EXERCISE DESCRIPTION: Using the records that follow, reproduce exactly the lines starting at the line containing "Write a Python" and ending at the line containing "import pandas as pd". Include both end lines and no pictures.

Charts and diagrams as code:
****************************************

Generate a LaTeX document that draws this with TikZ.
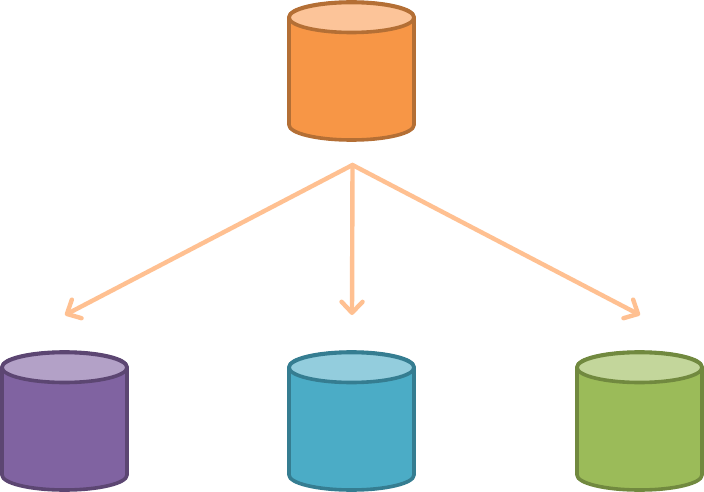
\documentclass[tikz,border=0pt]{standalone}
\usetikzlibrary{arrows.meta}
\definecolor{orangefill}{HTML}{F79646}
\definecolor{orangeline}{HTML}{B46F35}
\definecolor{orangetop}{HTML}{FCC499}
\definecolor{purplefill}{HTML}{8063A1}
\definecolor{purpleline}{HTML}{5C4672}
\definecolor{purpletop}{HTML}{B3A1C7}
\definecolor{bluefill}{HTML}{4BACC6}
\definecolor{blueline}{HTML}{357D91}
\definecolor{bluetop}{HTML}{93CDDD}
\definecolor{greenfill}{HTML}{9BBB59}
\definecolor{greenline}{HTML}{71893F}
\definecolor{greentop}{HTML}{C3D69B}
\definecolor{flowline}{HTML}{FFC091}
\tikzset{
  flow/.style={draw=flowline, line width=4.4pt, line cap=round, -{Straight Barb[length=11pt,width=21pt,line width=4.4pt,round]}},
  cyl/.style={line width=3.6pt, line join=round},
}
\newcommand{\dbcyl}[3]{% x of centre, y of top edge, colour name
  \draw [cyl, draw=#3line, fill=#3fill]
    (#1-62.5, #2+15) -- (#1-62.5, #2+123)
    arc [x radius=62.5, y radius=15, start angle=180, end angle=0]
    -- (#1+62.5, #2+15)
    arc [x radius=62.5, y radius=15, start angle=0, end angle=-180] -- cycle;
  \draw [cyl, draw=#3line, fill=#3top] (#1, #2+15.5) ellipse [x radius=62.5, y radius=15];
}
\begin{document}
\begin{tikzpicture}[x=1pt, y=-1pt]
\useasboundingbox (0,0) rectangle (704,492);
\dbcyl{351.5}{2}{orange}
\dbcyl{64.5}{352}{purple}
\dbcyl{351.5}{352}{blue}
\dbcyl{639.5}{352}{green}
\coordinate (src) at (352.5,165);
\coordinate (dstpurple) at (65,315);
\coordinate (dstblue) at (352,315);
\coordinate (dstgreen) at (640,315);
\draw [flow] (src) -- (dstpurple);
\draw [flow] (src) -- (dstblue);
\draw [flow] (src) -- (dstgreen);
\end{tikzpicture}
\end{document}
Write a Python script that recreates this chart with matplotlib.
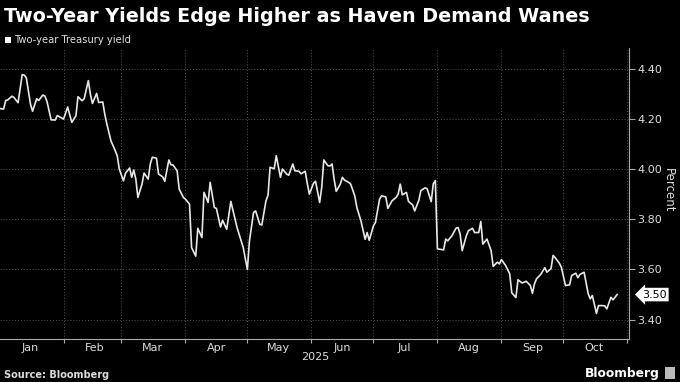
import matplotlib
matplotlib.use("Agg")
import matplotlib.pyplot as plt
import matplotlib.dates as mdates
import matplotlib.transforms as mtransforms
from matplotlib.ticker import NullFormatter, FixedLocator
from matplotlib.patches import Rectangle
import pandas as pd

# ---------------- data ----------------
start_date = "2025-01-01"
day_offsets = [
    0, 2, 3, 4, 6, 7, 9, 11, 12, 13, 15, 16, 18, 19, 21, 22, 23, 25, 27, 28,
    30, 31, 33, 34, 35, 37, 38, 40, 41, 43, 44, 45, 47, 48, 50, 51, 52,
    54, 55, 56, 57, 58, 60, 61, 63, 64, 65, 66, 67, 69, 70, 72, 73, 74, 76, 77,
    79, 80, 82, 83, 84, 86, 87, 89, 90, 92, 93, 95, 96, 98, 99, 101, 102,
    104, 105, 107, 108, 110, 112, 115, 118, 120, 121, 123, 124, 126, 127, 129,
    130, 131, 133, 134, 136, 137, 139, 140, 142, 143, 145, 146, 148, 149, 150, 152,
    153, 155, 156, 157, 159, 160, 161, 162, 163, 165, 166, 167, 169, 170, 172,
    173, 175, 177, 178, 179, 181, 182, 184, 185, 187, 188, 190, 192, 193, 194,
    195, 197, 198, 200, 201, 203,
    204, 206, 207, 209, 210, 211, 212, 215, 216, 217, 219, 221, 222, 223, 224,
    226, 227, 229, 230, 232, 233, 234, 236, 238, 239, 241, 242, 243, 245, 247,
    248, 250, 251, 253,
    255, 257, 258, 259, 260, 262, 264, 265, 267, 268, 269, 271, 272, 274, 276,
    277, 279, 280, 281, 283, 285, 286, 287, 289, 290, 292, 293, 294, 296, 297, 299,
]
yields = [
    4.241, 4.239, 4.273, 4.275, 4.29, 4.285, 4.264, 4.376, 4.374, 4.363, 4.259,
    4.23, 4.28, 4.273, 4.295, 4.29, 4.269, 4.196, 4.195, 4.213, 4.204, 4.199,
    4.247, 4.217, 4.186, 4.212, 4.288, 4.272, 4.28, 4.352, 4.298, 4.261, 4.301,
    4.265, 4.267, 4.217, 4.178,
    4.111, 4.093, 4.073, 4.053, 4.00, 3.953, 3.983, 4.004, 3.967, 3.996, 3.96,
    3.887, 3.94, 3.984, 3.96, 4.02, 4.047, 4.043, 3.98, 3.969, 3.951, 4.036,
    4.017, 4.016, 3.993, 3.92, 3.887, 3.88, 3.86, 3.687, 3.653, 3.764, 3.727,
    3.907, 3.867, 3.947,
    3.847, 3.843, 3.769, 3.796, 3.76, 3.871, 3.767, 3.687, 3.60, 3.713, 3.827,
    3.833, 3.78, 3.777, 3.873, 3.896, 4.007, 4.001, 4.053, 3.967, 4.00, 3.98,
    3.975, 4.02, 3.993, 3.991, 3.981, 3.991, 3.943, 3.90, 3.943,
    3.951, 3.867, 3.927, 4.036, 4.013, 4.012, 4.02, 3.96, 3.911, 3.94, 3.967,
    3.956, 3.947, 3.94, 3.893, 3.847, 3.793, 3.72, 3.747, 3.716, 3.773, 3.787,
    3.88, 3.893, 3.889, 3.843, 3.873, 3.887, 3.90, 3.94, 3.897, 3.907, 3.871,
    3.857, 3.833, 3.875,
    3.914, 3.925, 3.922, 3.87, 3.941, 3.954, 3.682, 3.678, 3.721, 3.714, 3.734,
    3.764, 3.767, 3.741, 3.675, 3.734, 3.754, 3.764, 3.747, 3.747, 3.791, 3.701,
    3.721, 3.675, 3.612, 3.629, 3.622, 3.639, 3.616, 3.583, 3.507, 3.488, 3.559,
    3.546,
    3.553, 3.536, 3.505, 3.543, 3.563, 3.58, 3.607, 3.589, 3.603, 3.656, 3.647,
    3.625, 3.609, 3.536, 3.539, 3.576, 3.585, 3.567, 3.58, 3.589, 3.503, 3.483,
    3.496, 3.425, 3.456, 3.456, 3.455, 3.443, 3.489, 3.479, 3.50,
]
y_ticks = [3.40, 3.60, 3.80, 4.00, 4.20, 4.40]
title = "Two-Year Yields Edge Higher as Haven Demand Wanes"
series_name = "Two-year Treasury yield"
year_label = "2025"

dates = pd.Timestamp(start_date) + pd.to_timedelta(day_offsets, unit="D")

# ---------------- figure ----------------
W, H = 680, 382
fig = plt.figure(figsize=(W / 100, H / 100), dpi=100, facecolor="black")
ax = fig.add_axes([0.0, 1 - 339 / H, 629 / W, (339 - 48) / H])
ax.set_facecolor("black")

ax.plot(dates, yields, color="#e8e8e8", lw=1.2, solid_joinstyle="round")

ax.set_ylim(3.323, 4.482)
ax.set_xlim(pd.Timestamp("2025-01-01 06:00"), pd.Timestamp("2025-11-01 18:00"))

# y axis on right
ax.yaxis.tick_right()
ax.yaxis.set_major_locator(FixedLocator(y_ticks))
ax.set_yticklabels([f"{v:.2f}" for v in y_ticks])
ax.tick_params(axis="y", which="major", length=4, width=0.8, color="#aaaaaa",
               labelcolor="#dddddd", labelsize=8, pad=2)

# x axis: ticks at month starts, labels mid-month
ax.xaxis.set_major_locator(mdates.MonthLocator())
ax.xaxis.set_major_formatter(NullFormatter())
ax.xaxis.set_minor_locator(mdates.MonthLocator(bymonthday=16))
ax.xaxis.set_minor_formatter(mdates.DateFormatter("%b"))
ax.tick_params(axis="x", which="major", length=3, width=0.8, color="#aaaaaa")
ax.tick_params(axis="x", which="minor", length=0, labelsize=8,
               labelcolor="#dddddd", pad=3)

ax.grid(True, which="major", color="#555555", linestyle=(0, (1, 2)), lw=0.7)

for s in ["left", "top"]:
    ax.spines[s].set_visible(False)
for s in ["bottom", "right"]:
    ax.spines[s].set_color("#aaaaaa")
    ax.spines[s].set_linewidth(0.8)

# last value label
trans = mtransforms.blended_transform_factory(ax.transAxes, ax.transData)
ax.text(1.021, yields[-1], f"{yields[-1]:.2f}", transform=trans, ha="left",
        va="center", fontsize=8, color="black", clip_on=False,
        bbox=dict(boxstyle="larrow,pad=0.16", fc="white", ec="none"))

# texts
fig.text(4 / W, 1 - 17 / H, title, fontsize=13.8, fontweight="bold",
         color="white", ha="left", va="center")
fig.patches.append(Rectangle((5 / W, 1 - 43 / H), 6 / W, 6 / H,
                             transform=fig.transFigure, fc="white", ec="none"))
fig.text(14 / W, 1 - 40 / H, series_name, fontsize=7.2, color="#dddddd",
         ha="left", va="center")
fig.text(668 / W, 1 - 190 / H, "Percent", rotation=270, fontsize=8.5,
         color="#dddddd", ha="center", va="center")
fig.text(315 / W, 1 - 357 / H, year_label, fontsize=8, color="#dddddd",
         ha="center", va="center")
fig.text(4 / W, 1 - 375 / H, "Source: Bloomberg", fontsize=7,
         fontweight="bold", color="#dddddd", ha="left", va="center")
fig.text(660 / W, 1 - 373 / H, "Bloomberg", fontsize=8.8, fontweight="bold",
         color="white", ha="right", va="center")
fig.patches.append(Rectangle((665 / W, 1 - 379 / H), 10 / W, 12 / H,
                             transform=fig.transFigure, fc="#bbbbbb", ec="none"))

fig.savefig("out.png", dpi=100, facecolor="black")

****************************************

FINAL RESULT:
Write a Python script that recreates this chart with matplotlib.
import matplotlib
matplotlib.use("Agg")
import matplotlib.pyplot as plt
import matplotlib.dates as mdates
import matplotlib.transforms as mtransforms
from matplotlib.ticker import NullFormatter, FixedLocator
from matplotlib.patches import Rectangle
import pandas as pd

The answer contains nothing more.